**SET TASK**
Leave out the images; return the rest of the data exactly.

━━━━

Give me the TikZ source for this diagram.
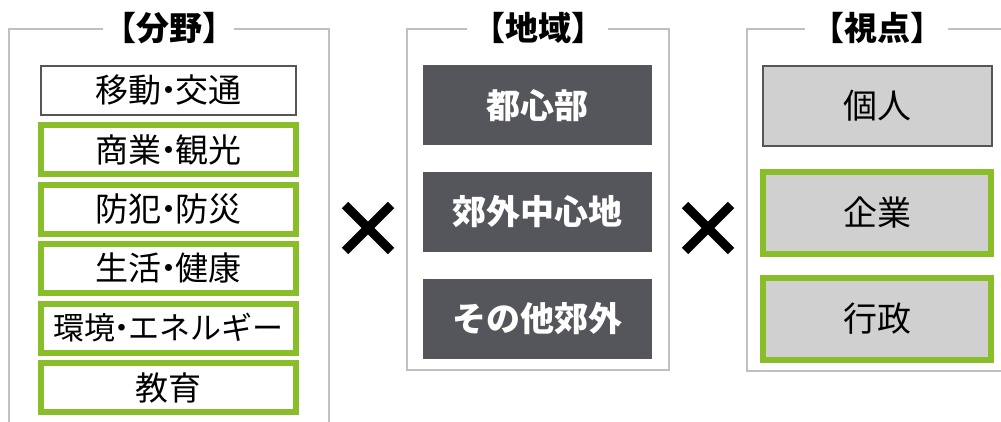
\documentclass[tikz,border=0pt]{standalone}
\usepackage{fontspec}
\setmainfont{Noto Sans CJK JP}
\definecolor{framegray}{RGB}{192,192,192}
\definecolor{greenb}{RGB}{138,189,42}
\definecolor{darkbox}{RGB}{84,86,91}
\definecolor{lightfill}{RGB}{208,208,208}
\definecolor{edgegray}{RGB}{85,85,90}
\newcommand{\nd}{\hbox to 0.42em{\hss ・\hss}}
\begin{document}
\begin{tikzpicture}[x=1pt,y=-1pt,
  frameline/.style={draw=framegray,line width=2.5pt},
  titletxt/.style={font=\fontsize{33}{33}\selectfont\bfseries,inner sep=0pt},
  plainbox/.style={draw=edgegray,line width=2pt,fill=white,minimum width=255pt,minimum height=49pt,inner sep=0pt,font=\fontsize{33}{33}\selectfont},
  greenbox/.style={draw=greenb,line width=6pt,fill=white,minimum width=255pt,minimum height=49pt,inner sep=0pt,font=\fontsize{33}{33}\selectfont},
  darkbx/.style={fill=darkbox,text=white,minimum width=229pt,minimum height=80pt,inner sep=0pt,font=\fontsize{34}{34}\selectfont\bfseries},
  graybox/.style={draw=edgegray,line width=2pt,fill=lightfill,minimum width=229pt,minimum height=80pt,inner sep=0pt,font=\fontsize{34}{34}\selectfont},
  greengray/.style={draw=greenb,line width=6pt,fill=lightfill,minimum width=228pt,minimum height=82pt,inner sep=0pt,font=\fontsize{34}{34}\selectfont},
  crossline/.style={line width=9pt,black}
]
\useasboundingbox (0,0) rectangle (1001,422);
% frames
\draw[frameline] (103,29) -- (9,29) -- (9,424);
\draw[frameline] (234,29) -- (329,29) -- (329,424);
\draw[frameline] (467,29) -- (407,29) -- (407,370) -- (669,370) -- (669,29) -- (608,29);
\draw[frameline] (805,29) -- (747,29) -- (747,371) -- (1003,371);
\draw[frameline] (948,29) -- (1003,29);
% titles
\node[titletxt] (t1) at (169,28) {【分野】};
\node[titletxt] (t2) at (538,28) {【地域】};
\node[titletxt] (t3) at (877,28) {【視点】};
% left column
\node[plainbox] (a1) at (168.5,90.5) {移動\nd 交通};
\node[greenbox] (a2) at (168.5,150) {商業\nd 観光};
\node[greenbox] (a3) at (168.5,209.5) {防犯\nd 防災};
\node[greenbox] (a4) at (168.5,268.5) {生活\nd 健康};
\node[greenbox,font=\fontsize{31}{31}\selectfont] (a5) at (168.5,328) {環境\nd エネルギー};
\node[greenbox] (a6) at (168.5,387.5) {教育};
% middle column
\node[darkbx] (b1) at (537.5,105.5) {都心部};
\node[darkbx] (b2) at (537.5,212) {郊外中心地};
\node[darkbx] (b3) at (537.5,319) {その他郊外};
% right column
\node[graybox] (c1) at (877.5,106) {個人};
\node[greengray] (c2) at (877,213) {企業};
\node[greengray] (c3) at (877,319) {行政};
% crosses
\draw[crossline] (345,205) -- (391,251);
\draw[crossline] (345,251) -- (391,205);
\draw[crossline] (685,205) -- (731,251);
\draw[crossline] (685,251) -- (731,205);
\end{tikzpicture}
\end{document}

━━━━

**EXERCISE RESULT**
Give me the TikZ source for this diagram.
\documentclass[tikz,border=0pt]{standalone}
\usepackage{fontspec}
\setmainfont{Noto Sans CJK JP}
\definecolor{framegray}{RGB}{192,192,192}
\definecolor{greenb}{RGB}{138,189,42}
\definecolor{darkbox}{RGB}{84,86,91}
\definecolor{lightfill}{RGB}{208,208,208}
\definecolor{edgegray}{RGB}{85,85,90}
\newcommand{\nd}{\hbox to 0.42em{\hss ・\hss}}
\begin{document}
\begin{tikzpicture}[x=1pt,y=-1pt,
  frameline/.style={draw=framegray,line width=2.5pt},
  titletxt/.style={font=\fontsize{33}{33}\selectfont\bfseries,inner sep=0pt},
  plainbox/.style={draw=edgegray,line width=2pt,fill=white,minimum width=255pt,minimum height=49pt,inner sep=0pt,font=\fontsize{33}{33}\selectfont},
  greenbox/.style={draw=greenb,line width=6pt,fill=white,minimum width=255pt,minimum height=49pt,inner sep=0pt,font=\fontsize{33}{33}\selectfont},
  darkbx/.style={fill=darkbox,text=white,minimum width=229pt,minimum height=80pt,inner sep=0pt,font=\fontsize{34}{34}\selectfont\bfseries},
  graybox/.style={draw=edgegray,line width=2pt,fill=lightfill,minimum width=229pt,minimum height=80pt,inner sep=0pt,font=\fontsize{34}{34}\selectfont},
  greengray/.style={draw=greenb,line width=6pt,fill=lightfill,minimum width=228pt,minimum height=82pt,inner sep=0pt,font=\fontsize{34}{34}\selectfont},
  crossline/.style={line width=9pt,black}
]
\useasboundingbox (0,0) rectangle (1001,422);
% frames
\draw[frameline] (103,29) -- (9,29) -- (9,424);
\draw[frameline] (234,29) -- (329,29) -- (329,424);
\draw[frameline] (467,29) -- (407,29) -- (407,370) -- (669,370) -- (669,29) -- (608,29);
\draw[frameline] (805,29) -- (747,29) -- (747,371) -- (1003,371);
\draw[frameline] (948,29) -- (1003,29);
% titles
\node[titletxt] (t1) at (169,28) {【分野】};
\node[titletxt] (t2) at (538,28) {【地域】};
\node[titletxt] (t3) at (877,28) {【視点】};
% left column
\node[plainbox] (a1) at (168.5,90.5) {移動\nd 交通};
\node[greenbox] (a2) at (168.5,150) {商業\nd 観光};
\node[greenbox] (a3) at (168.5,209.5) {防犯\nd 防災};
\node[greenbox] (a4) at (168.5,268.5) {生活\nd 健康};
\node[greenbox,font=\fontsize{31}{31}\selectfont] (a5) at (168.5,328) {環境\nd エネルギー};
\node[greenbox] (a6) at (168.5,387.5) {教育};
% middle column
\node[darkbx] (b1) at (537.5,105.5) {都心部};
\node[darkbx] (b2) at (537.5,212) {郊外中心地};
\node[darkbx] (b3) at (537.5,319) {その他郊外};
% right column
\node[graybox] (c1) at (877.5,106) {個人};
\node[greengray] (c2) at (877,213) {企業};
\node[greengray] (c3) at (877,319) {行政};
% crosses
\draw[crossline] (345,205) -- (391,251);
\draw[crossline] (345,251) -- (391,205);
\draw[crossline] (685,205) -- (731,251);
\draw[crossline] (685,251) -- (731,205);
\end{tikzpicture}
\end{document}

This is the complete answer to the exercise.